◆ Goal
Tally the lines holding the string "this" and reply with that number alone.

◆ Data supplied
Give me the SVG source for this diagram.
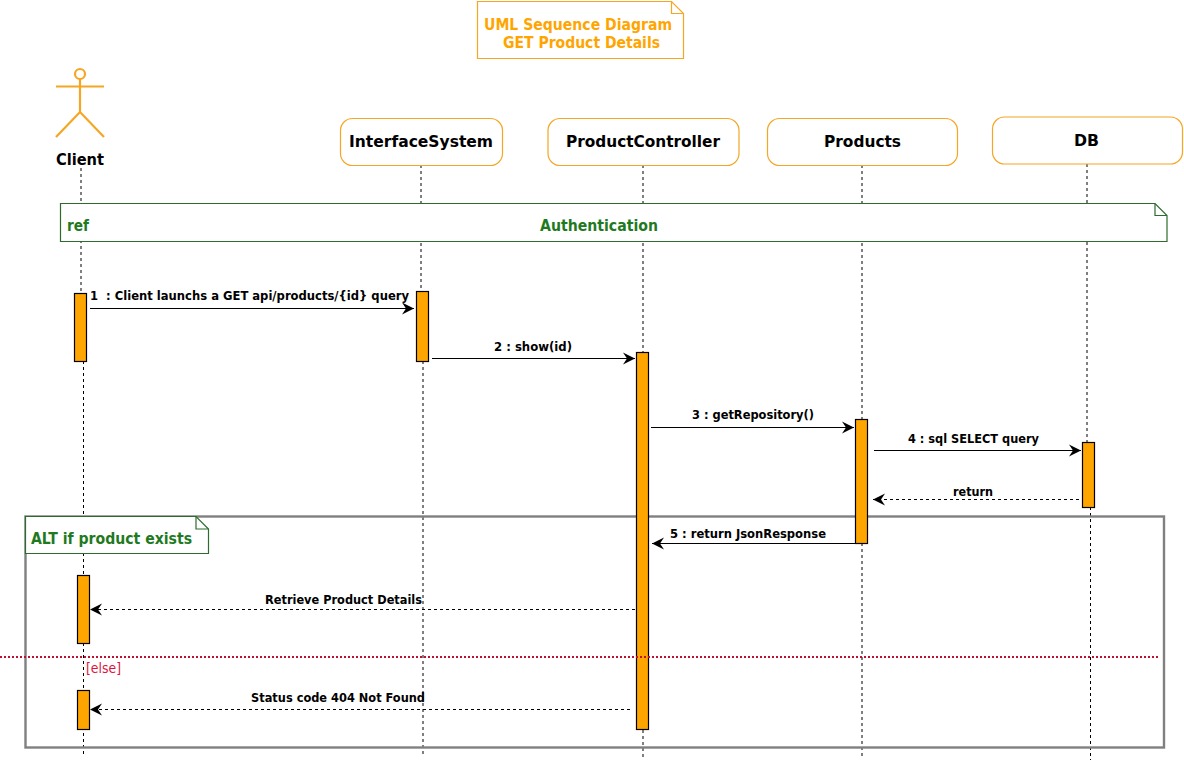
<svg xmlns="http://www.w3.org/2000/svg" width="1184" height="765" viewBox="0 0 1184 765">
<style>
text{font-family:"DejaVu Sans Condensed","DejaVu Sans","Liberation Sans",sans-serif;font-weight:700}
.life{fill:none;stroke:#000;stroke-width:1;stroke-dasharray:3 3}
.msg{fill:none;stroke:#000;stroke-width:1.2}
.ret{stroke-dasharray:3 3}
.act{fill:#FFA500;stroke:#000;stroke-width:1.2}
.box{fill:#fff;stroke:#F5A623;stroke-width:1.2}
.note{fill:#fff;stroke:#2E6B2E;stroke-width:1.2}
.fold{fill:none;stroke:#2E6B2E;stroke-width:1.2}
.g{fill:#1F7A1F;font-size:16px}
.n{fill:#000;font-size:16px}
.m{fill:#000;font-size:12px}
.o{fill:#FFA500;font-size:16px}
</style>
<defs>
<marker id="arrow" markerUnits="userSpaceOnUse" markerWidth="14" markerHeight="14" refX="12" refY="7" orient="auto">
<path d="M0,1 L12,7 L0,13 L4,7 Z" fill="#000"/>
</marker>
</defs>
<g id="lifelines">
<path class="life" d="M81,168V293M83.500,361V757"/>
<path class="life" d="M421,165V291M423,361V757"/>
<path class="life" d="M643,165V352M643,730V757"/>
<path class="life" d="M862,165V419M862,543V758"/>
<path class="life" d="M1087,164V442M1090.500,507V760"/>
</g>
<g id="title-note">
<path d="M477.500,1.500H671.500L683.500,13.500V58.500H477.500Z" fill="#fff" stroke="#F5A623" stroke-width="1.200"/>
<path d="M671.500,1.500V13.500H683.500" fill="none" stroke="#F5A623" stroke-width="1.200"/>
<text class="o" x="578" y="30" text-anchor="middle" textLength="188" lengthAdjust="spacingAndGlyphs">UML Sequence Diagram</text>
<text class="o" x="581.500" y="48" text-anchor="middle" textLength="157" lengthAdjust="spacingAndGlyphs">GET Product Details</text>
</g>
<g id="client">
<g fill="none" stroke="#F5A623" stroke-width="2.200">
<circle cx="80" cy="74" r="5"/>
<path d="M56,86.500H104M80,79V112M56,137L80,112L104,137"/>
</g>
<text class="n" x="80" y="165" text-anchor="middle" textLength="48" lengthAdjust="spacingAndGlyphs">Client</text>
</g>
<g id="interfacesystem">
<rect class="box" x="340.500" y="118.500" width="162" height="47" rx="12"/>
<text class="n" x="421" y="147" text-anchor="middle" textLength="144" lengthAdjust="spacingAndGlyphs">InterfaceSystem</text>
</g>
<g id="productcontroller">
<rect class="box" x="548" y="118.500" width="191" height="47" rx="12"/>
<text class="n" x="643" y="147" text-anchor="middle" textLength="154" lengthAdjust="spacingAndGlyphs">ProductController</text>
</g>
<g id="products">
<rect class="box" x="767.500" y="118.500" width="190" height="47" rx="12"/>
<text class="n" x="862.500" y="147" text-anchor="middle" textLength="77" lengthAdjust="spacingAndGlyphs">Products</text>
</g>
<g id="db">
<rect class="box" x="992.500" y="117" width="190" height="47" rx="12"/>
<text class="n" x="1086.500" y="146" text-anchor="middle" textLength="25" lengthAdjust="spacingAndGlyphs">DB</text>
</g>
<g id="ref-authentication">
<path class="note" d="M60.500,203.500H1155L1167,215.500V241.500H60.500Z"/>
<path class="fold" d="M1155,203.500V215.500H1167"/>
<text class="g" x="67" y="231" textLength="22" lengthAdjust="spacingAndGlyphs">ref</text>
<text class="g" x="599" y="231" text-anchor="middle" textLength="118" lengthAdjust="spacingAndGlyphs">Authentication</text>
</g>
<g id="alt-frame">
<rect x="25.500" y="516.500" width="1138.500" height="231" fill="none" stroke="#808080" stroke-width="2.400"/>
</g>
<g id="activations">
<rect class="act" x="74.500" y="293.500" width="12" height="68"/>
<rect class="act" x="416.500" y="291.500" width="12" height="70"/>
<rect class="act" x="636.500" y="352.500" width="12" height="377"/>
<rect class="act" x="855.500" y="419.500" width="12" height="124"/>
<rect class="act" x="1082.500" y="442.500" width="12" height="65"/>
<rect class="act" x="77.500" y="575.500" width="12" height="68"/>
<rect class="act" x="77.500" y="690.500" width="12" height="39"/>
</g>
<g id="alt-note">
<path class="note" d="M25.500,516.500H196L208.500,529V553.500H25.500Z"/>
<path class="fold" d="M196,516.500V529H208.500"/>
<text class="g" x="31" y="544" textLength="161" lengthAdjust="spacingAndGlyphs">ALT if product exists</text>
</g>
<g id="connectors">
<path class="msg" d="M90,308.500H414" marker-end="url(#arrow)"/>
<path class="msg" d="M432,358.500H635" marker-end="url(#arrow)"/>
<path class="msg" d="M651,427.500H854" marker-end="url(#arrow)"/>
<path class="msg" d="M874,450.500H1081" marker-end="url(#arrow)"/>
<path class="msg ret" d="M1079,499.500H873" marker-end="url(#arrow)"/>
<path class="msg" d="M855,543.500H652" marker-end="url(#arrow)"/>
<path class="msg ret" d="M635,609.500H90" marker-end="url(#arrow)"/>
<path class="msg ret" d="M630,709.500H90" marker-end="url(#arrow)"/>
</g>
<g id="else-divider">
<path d="M0,657H1160" fill="none" stroke="#C01030" stroke-width="2" stroke-dasharray="2 2"/>
<text x="86" y="673" fill="#DC143C" font-size="14" style="font-weight:400" textLength="35" lengthAdjust="spacingAndGlyphs">[else]</text>
</g>
<g id="labels">
<text class="m" x="90" y="300" textLength="319" lengthAdjust="spacingAndGlyphs">1&#160; : Client launchs a GET api/products/{id} query</text>
<text class="m" x="494" y="351" textLength="78" lengthAdjust="spacingAndGlyphs">2 : show(id)</text>
<text class="m" x="692" y="419" textLength="122" lengthAdjust="spacingAndGlyphs">3 : getRepository()</text>
<text class="m" x="908" y="443" textLength="131" lengthAdjust="spacingAndGlyphs">4 : sql SELECT query</text>
<text class="m" x="953" y="496" textLength="40" lengthAdjust="spacingAndGlyphs">return</text>
<text class="m" x="670" y="538" textLength="156" lengthAdjust="spacingAndGlyphs">5 : return JsonResponse</text>
<text class="m" x="265" y="604" textLength="157" lengthAdjust="spacingAndGlyphs">Retrieve Product Details</text>
<text class="m" x="251" y="702" textLength="174" lengthAdjust="spacingAndGlyphs">Status code 404 Not Found</text>
</g>
</svg>
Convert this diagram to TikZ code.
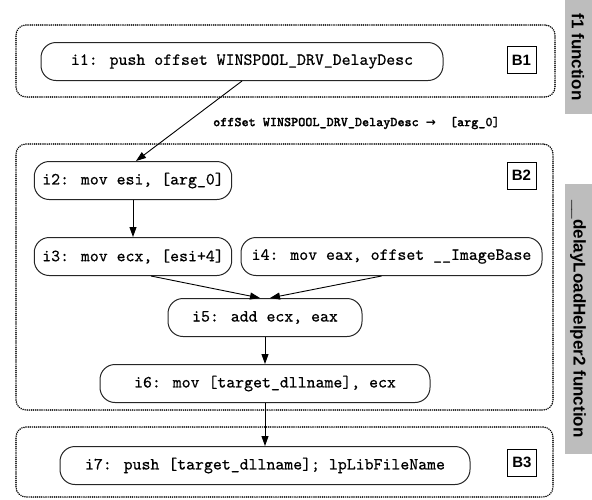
\documentclass[tikz,border=0pt]{standalone}
\usepackage{fontspec}
\newfontfamily\labelsans{Liberation Sans}
\newfontfamily\arrowfont{DejaVu Sans}
\newfontfamily\codefont{lmmono10-regular.otf}[FakeBold=0.6]
\newfontfamily\argfont{lmmonolt10-bold.otf}[FakeBold=1]
\usetikzlibrary{arrows.meta,calc}
\definecolor{sidegray}{RGB}{189,189,189}
\begin{document}
\begin{tikzpicture}[x=1pt,y=-1pt,
  instr/.style={draw=black!85, line width=1pt, rounded corners=15pt,
    minimum height=38pt, inner xsep=8pt,
    font=\codefont\fontsize{17}{20}\selectfont},
  cluster/.style={draw=black, line width=1.7pt,
    dash pattern=on 0.01pt off 2.1pt, line cap=round, rounded corners=10pt,
    inner sep=0pt},
  blabel/.style={draw, line width=1pt, minimum width=29pt,
    minimum height=27pt, inner sep=0pt,
    font=\labelsans\bfseries\fontsize{15}{15}\selectfont},
  flow/.style={-{Triangle[length=10pt,width=7pt]}, line width=0.9pt},
  side/.style={fill=sidegray, inner sep=0pt},
  sidetext/.style={rotate=-90, font=\labelsans\bfseries\fontsize{17}{17}\selectfont}
]
\useasboundingbox (0,0) rectangle (592,499);

% function side bars
\node[side, minimum width=27pt, minimum height=114pt] (f1bar) at (578.5,57) {};
\node[sidetext] (f1txt) at (578,57) {f1 function};
\node[side, minimum width=27pt, minimum height=270pt] (dlbar) at (578.5,319) {};
\node[sidetext] (dltxt) at (578,319) {\_\_delayLoadHelper2 function};

% basic-block clusters
\node[cluster, minimum width=539pt, minimum height=72pt] (B1box) at (285.5,61) {};
\node[cluster, minimum width=537pt, minimum height=266pt] (B2box) at (284.5,277) {};
\node[cluster, minimum width=537pt, minimum height=70pt] (B3box) at (284.5,462) {};

% block labels
\node[blabel] (B1) at (521.5,60) {B1};
\node[blabel] (B2) at (521.5,175.5) {B2};
\node[blabel] (B3) at (522,462.5) {B3};

% instructions
\node[instr, minimum width=402pt] (i1) at (242,61.5) {i1: push offset WINSPOOL\_DRV\_DelayDesc};
\node[instr, minimum width=196pt] (i2) at (133,180.5) {i2: mov esi, [arg\_0]};
\node[instr, minimum width=196pt] (i3) at (133,256.5) {i3: mov ecx, [esi+4]};
\node[instr, minimum width=301pt] (i4) at (391.5,256.5) {i4: mov eax, offset \_\_ImageBase};
\node[instr, minimum width=194pt] (i5) at (265,317.5) {i5: add ecx, eax};
\node[instr, minimum width=330pt] (i6) at (265,383.5) {i6: mov [target\_dllname], ecx};
\node[instr, minimum width=410pt] (i7) at (265,465.5) {i7: push [target\_dllname]; lpLibFileName};

% data flow
\draw[flow] (i1.south) -- ([xshift=3pt]i2.north);
\node[anchor=west, inner sep=0pt, font=\argfont\fontsize{13.5}{14}\selectfont]
  (argmap) at (213,123) {offSet WINSPOOL\_DRV\_DelayDesc~{\arrowfont\bfseries\fontsize{12}{14}\selectfont →}~~[arg\_0]};
\draw[flow] (i2) -- (i3);
\draw[flow] ([xshift=18pt]i3.south) -- ([xshift=-5pt]i5.north);
\draw[flow] ([xshift=-10pt]i4.south) -- ([xshift=5pt]i5.north);
\draw[flow] (i5) -- (i6);
\draw[flow] (i6) -- (i7);
\end{tikzpicture}
\end{document}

◆ Reply to the exercise
2